The kynurenine pathway describes the steps that turn the amino acid tryptophan (the ingredient in turkey that might make you sleepy) into nicotinamide adenine dinucleotide. This pathway might be a connection between the immune system and neurotransmitters involved in schizophrenia.
A recent autopsy study by researcher Thomas Weickert and colleagues explored this link by determining that in the brains of people with schizophrenia and high levels of inflammation, messenger RNA for Kynurenine Aminotransferase II (KATII, a step on the kynurenine pathway) was elevated in the dorsolateral prefrontal cortex compared to the brains of people who died healthy and those with schizophrenia but low levels of inflammation.
The KATII mRNA levels also correlated with mRNA levels of inflammatory markers such as glial fibrillary acidic protein and interleukin-6.
Blood measures related to the kynurenine pathway also differentiated people with schizophrenia from healthy controls. People with schizophrenia had lower levels of tryptophan, kynurenine, and kynurenic acid in their blood. The low levels of kynurenic acid in the blood were correlated with deficits in working memory and smaller volume of the dorsolateral prefrontal cortex.
Weickert and colleagues suggest that blood levels of kynurenic acid might provide a measurable indicator of the degree to which people with schizophrenia are experiencing problems with executive functioning (planning and decision-making) and loss of brain volume.
A recent study by Robert Smith and colleagues studied the use of transcranial direct current stimulation (tDCS) in patients with schizophrenia. TDCS is very low level current that has a positive (anode) or negative (cathode) electrode. Anodal stimulation of the cortex is usually associated with positive effects on mood and cognition. Patients received either five sessions of active tDCS for 20 minutes (at 2 milli Amps) or a sham stimulation for the same period. Then, one day after the final session, the patients were measured on a variety of scales for cognition and illness. Patients who received the active tDCS showed more improvements in working memory and attention than patients who received the sham treatment.
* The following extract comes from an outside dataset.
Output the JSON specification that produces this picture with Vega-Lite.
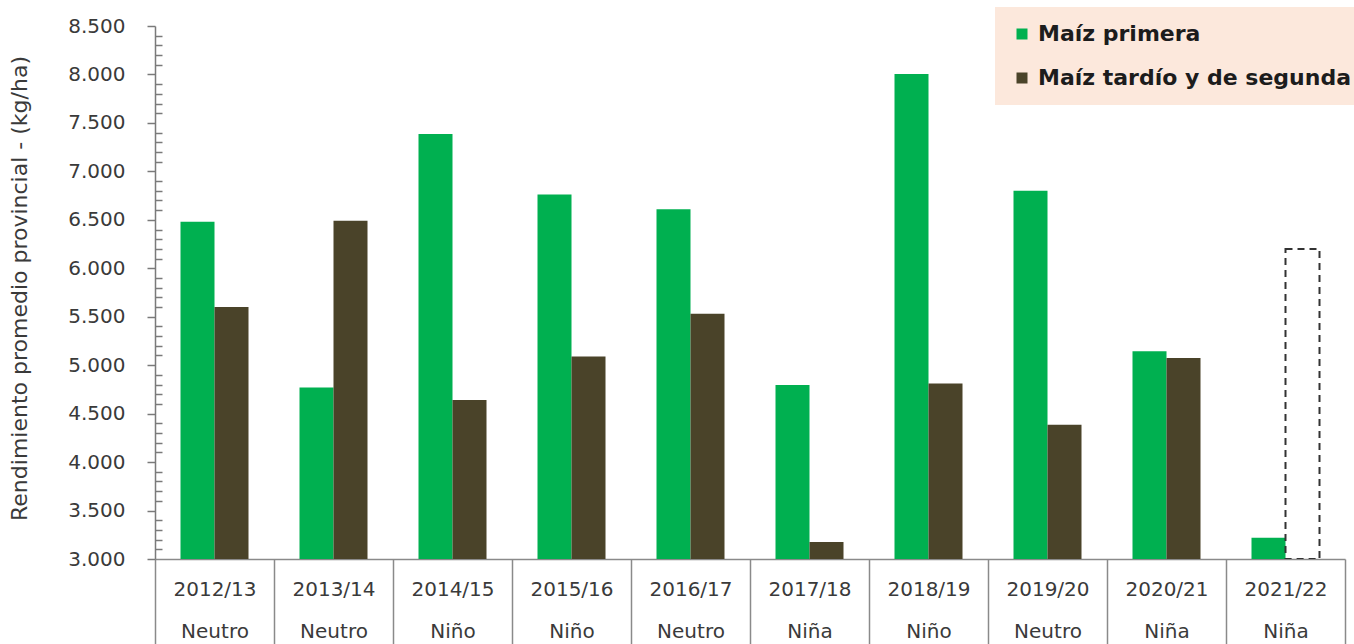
{
  "$schema": "https://vega.github.io/schema/vega-lite/v6.json",
  "width": 1190,
  "height": 533,
  "autosize": "none",
  "padding": {"left": 155, "top": 26, "right": 9, "bottom": 85},
  "background": "white",
  "config": {"view": {"stroke": null}, "font": "DejaVu Sans"},
  "data": {"values": [
    {"campana": "2012/13|Neutro", "serie": "Maíz primera", "valor": 6480, "tipo": "real"},
    {"campana": "2012/13|Neutro", "serie": "Maíz tardío y de segunda", "valor": 5600, "tipo": "real"},
    {"campana": "2013/14|Neutro", "serie": "Maíz primera", "valor": 4770, "tipo": "real"},
    {"campana": "2013/14|Neutro", "serie": "Maíz tardío y de segunda", "valor": 6490, "tipo": "real"},
    {"campana": "2014/15|Niño", "serie": "Maíz primera", "valor": 7385, "tipo": "real"},
    {"campana": "2014/15|Niño", "serie": "Maíz tardío y de segunda", "valor": 4640, "tipo": "real"},
    {"campana": "2015/16|Niño", "serie": "Maíz primera", "valor": 6760, "tipo": "real"},
    {"campana": "2015/16|Niño", "serie": "Maíz tardío y de segunda", "valor": 5090, "tipo": "real"},
    {"campana": "2016/17|Neutro", "serie": "Maíz primera", "valor": 6610, "tipo": "real"},
    {"campana": "2016/17|Neutro", "serie": "Maíz tardío y de segunda", "valor": 5530, "tipo": "real"},
    {"campana": "2017/18|Niña", "serie": "Maíz primera", "valor": 4795, "tipo": "real"},
    {"campana": "2017/18|Niña", "serie": "Maíz tardío y de segunda", "valor": 3175, "tipo": "real"},
    {"campana": "2018/19|Niño", "serie": "Maíz primera", "valor": 8005, "tipo": "real"},
    {"campana": "2018/19|Niño", "serie": "Maíz tardío y de segunda", "valor": 4810, "tipo": "real"},
    {"campana": "2019/20|Neutro", "serie": "Maíz primera", "valor": 6800, "tipo": "real"},
    {"campana": "2019/20|Neutro", "serie": "Maíz tardío y de segunda", "valor": 4385, "tipo": "real"},
    {"campana": "2020/21|Niña", "serie": "Maíz primera", "valor": 5145, "tipo": "real"},
    {"campana": "2020/21|Niña", "serie": "Maíz tardío y de segunda", "valor": 5075, "tipo": "real"},
    {"campana": "2021/22|Niña", "serie": "Maíz primera", "valor": 3220, "tipo": "real"},
    {"campana": "2021/22|Niña", "serie": "Maíz tardío y de segunda", "valor": 6200, "tipo": "estimado"}
  ]},
  "encoding": {
    "x": {
      "field": "campana", "type": "nominal", "sort": null,
      "scale": {"paddingInner": 0, "paddingOuter": 0},
      "axis": {
        "title": null,
        "labelAngle": 0,
        "labelExpr": "isString(datum.value) ? split(datum.value, '|') : ''",
        "labelFont": "DejaVu Sans",
        "labelFontSize": 20,
        "labelColor": "#3a3a3a",
        "labelBaseline": "top",
        "labelLineHeight": 42,
        "labelPadding": -65,
        "tickBand": "extent",
        "tickSize": 85,
        "tickColor": "#8a8a8a",
        "tickWidth": 1.5,
        "domainColor": "#8a8a8a",
        "domainWidth": 1.5
      }
    },
    "xOffset": {
      "field": "serie", "type": "nominal",
      "scale": {"domain": ["Maíz primera", "Maíz tardío y de segunda"], "paddingInner": 0, "paddingOuter": 0.75}
    },
    "y": {
      "field": "valor", "type": "quantitative",
      "scale": {"domain": [3000, 8500], "zero": false, "nice": false},
      "axis": {
        "title": "Rendimiento promedio provincial - (kg/ha)",
        "titleFont": "DejaVu Sans",
        "titleFontSize": 22,
        "titleFontWeight": "normal",
        "titleColor": "#3a3a3a",
        "titleAngle": -90,
        "titleAlign": "center",
        "titleBaseline": "middle",
        "titleX": -136,
        "titleY": 262,
        "grid": false,
        "values": [3000,3100,3200,3300,3400,3500,3600,3700,3800,3900,4000,4100,4200,4300,4400,4500,4600,4700,4800,4900,5000,5100,5200,5300,5400,5500,5600,5700,5800,5900,6000,6100,6200,6300,6400,6500,6600,6700,6800,6900,7000,7100,7200,7300,7400,7500,7600,7700,7800,7900,8000,8100,8200,8300,8400,8500],
        "labelExpr": "datum.value % 500 === 0 ? replace(format(datum.value, ','), ',', '.') : ''",
        "labelOverlap": false,
        "labelFont": "DejaVu Sans",
        "labelFontSize": 20,
        "labelColor": "#3a3a3a",
        "labelPadding": 22,
        "tickSize": {"condition": {"test": "datum.value % 500 === 0", "value": 8}, "value": -7},
        "tickColor": "#7a7a7a",
        "tickWidth": 1.5,
        "domainColor": "#7a7a7a",
        "domainWidth": 1.5
      }
    },
    "y2": {"datum": 3000}
  },
  "layer": [
    {
      "transform": [{"filter": "datum.tipo === 'real'"}],
      "mark": {"type": "bar", "clip": true},
      "encoding": {
        "color": {
          "field": "serie", "type": "nominal",
          "scale": {"domain": ["Maíz primera", "Maíz tardío y de segunda"], "range": ["#00B050", "#4A4329"]},
          "legend": {
            "title": null,
            "orient": "none",
            "legendX": 840,
            "legendY": -19,
            "padding": 16,
            "fillColor": "#FCE8DC",
            "strokeColor": null,
            "symbolType": "square",
            "symbolSize": 121,
            "symbolStrokeWidth": 0,
            "symbolOpacity": 1,
            "labelFont": "DejaVu Sans",
            "labelFontSize": 22,
            "labelFontWeight": "bold",
            "labelColor": "#1c1c1c",
            "labelOffset": 5,
            "rowPadding": 22,
            "labelLimit": 400
          }
        }
      }
    },
    {
      "transform": [{"filter": "datum.tipo === 'estimado'"}],
      "mark": {"type": "bar", "fill": "transparent", "stroke": "#333333", "strokeWidth": 2, "strokeDash": [7, 5], "clip": true}
    }
  ]
}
There was no difference in the two groups’ schizophrenic symptoms, including hallucinations. Smith and colleagues suggest that the improvements in cognition may result from changes to brain connectivity networks, since abnormalities in these networks have been identified in patients with schizophrenia and bipolar disorder.
Replications of this type of study are needed to clarify the effect of tDCS on cognition in schizophrenia, but given the safety and convenience of the procedure, the findings are promising.
Repetitive transcranial magnetic stimulation (rTMS) may improve working memory in patients with schizophrenia, according to a small study published by Zafiris J. Daskalakis and colleagues in Biological Psychiatry in 2013. Patients with schizophrenia received either 20 Hz rTMS over the left and right prefrontal cortex or a sham treatment, and the rTMS improved working memory on a particular task, the n-back task, wherein patients are asked to recall whether a stimulus they’re currently viewing is the same as the previous one they viewed, or one they viewed several times back. Twenty sessions of rTMS over a period of 4 weeks brought memory back to the levels seen in normal controls.
Editor’s Note: Since many patients with bipolar disorder also have deficits in prefrontal-based memory and performance even when euthymic, it will be important to see if rTMS would also be helpful in these patients. RTMS at 20 Hz increases neuronal activity as measured by PET scan of the prefrontal cortex and other regions of the brain, and this lasts for at least 48 hours after each treatment.
Since many patients with schizophrenia and bipolar disorder show deficits in prefrontal activity at baseline, the normalization of these alterations could relate to the memory improvement. This proposition could be tested relatively easily.